DeKalb coach Vernon Pike waited for his quarterback to reach the sideline, ready to send in the play.
Instead, Jimmy Derry asked his coach if rather than a 2-point conversion try, the Tigers could go for an extra point. Not just any extra point — a drop kick.
Practiced for years in DeKalb, Derry was the first Tiger to convert a drop kick in a game, sending the ball through the uprights after the final touchdown in DeKalb’s 49-0 win last week against South Nodaway.
“This was the first time he said, 'Coach let’s try it,’” Pike said. “It wasn’t a real high or pretty kick, but it was right down the middle, just barely over the crossbar.”
The drop kick is an antiquated, legal form of making a field goal or an extra point.
On the play, a player takes a shotgun snap — usually 7 to 10 yards behind the line of scrimmage — drops the ball straight down and kicks it at the moment it touches the ground or shortly after.
The move was popular in the early days of football but fell out of favor when the football was made more pointed on the ends in 1934. The change helped the progression of the forward pass but made the drop kick nearly obsolete with the ball not bouncing as predictably.

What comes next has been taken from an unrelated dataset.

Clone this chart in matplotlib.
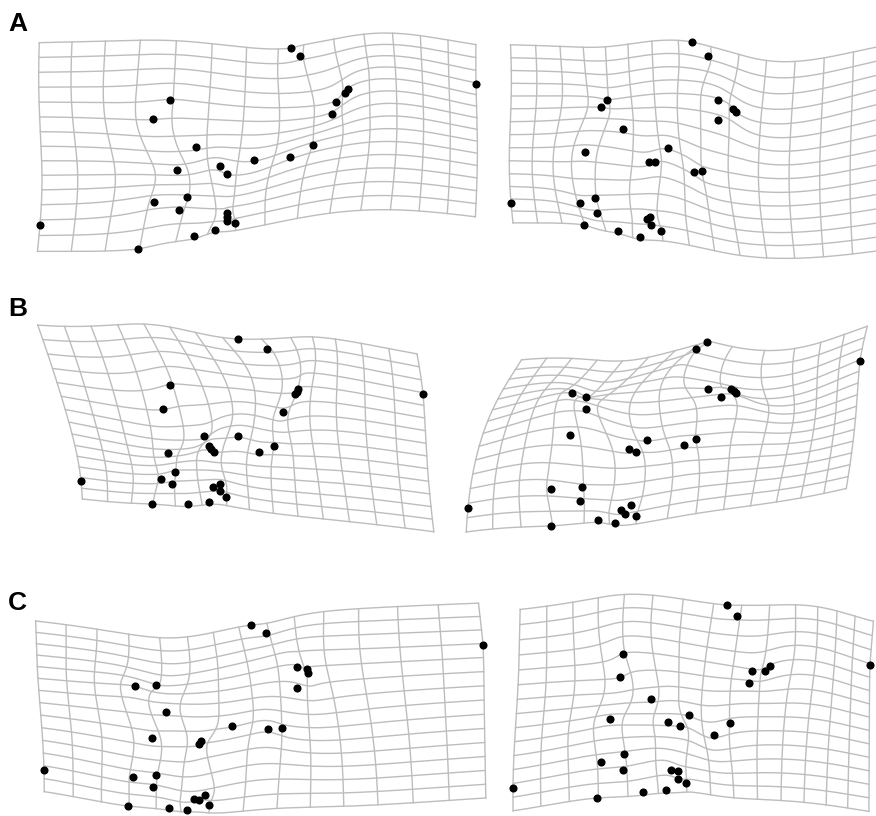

“It’s still a legal kick, but no one really pays attention to it,” said Pike, who forgot to warn the referees last week before Derry’s attempt. “There wasn’t any confusion. But I had some of the (officials) tell me, 'Gosh, I haven’t seen that before — ever.’ They’re kind of shocked when it happens.”
Pike picked up the play from his father, Alpha Pike, a longtime football fan and member of East Buchanan’s chain gang in Gower, Mo. Pike has had multiple players practice it but never tried it until Derry failed an attempt last year against Heartland.
The last Missouri high school player to make a drop kick was Nevada’s Ronnie Herda in 2006.
In the NFL, Doug Flutie made a drop kick while playing for the New England Patriots in 2006 — the first in the league in more than 60 years. The last successful drop kick extra point in an NCAA game was by Aaron Fitzgerald of the University of LaVerne on November 10, 1990 against Claremont-Mudd-Scripps.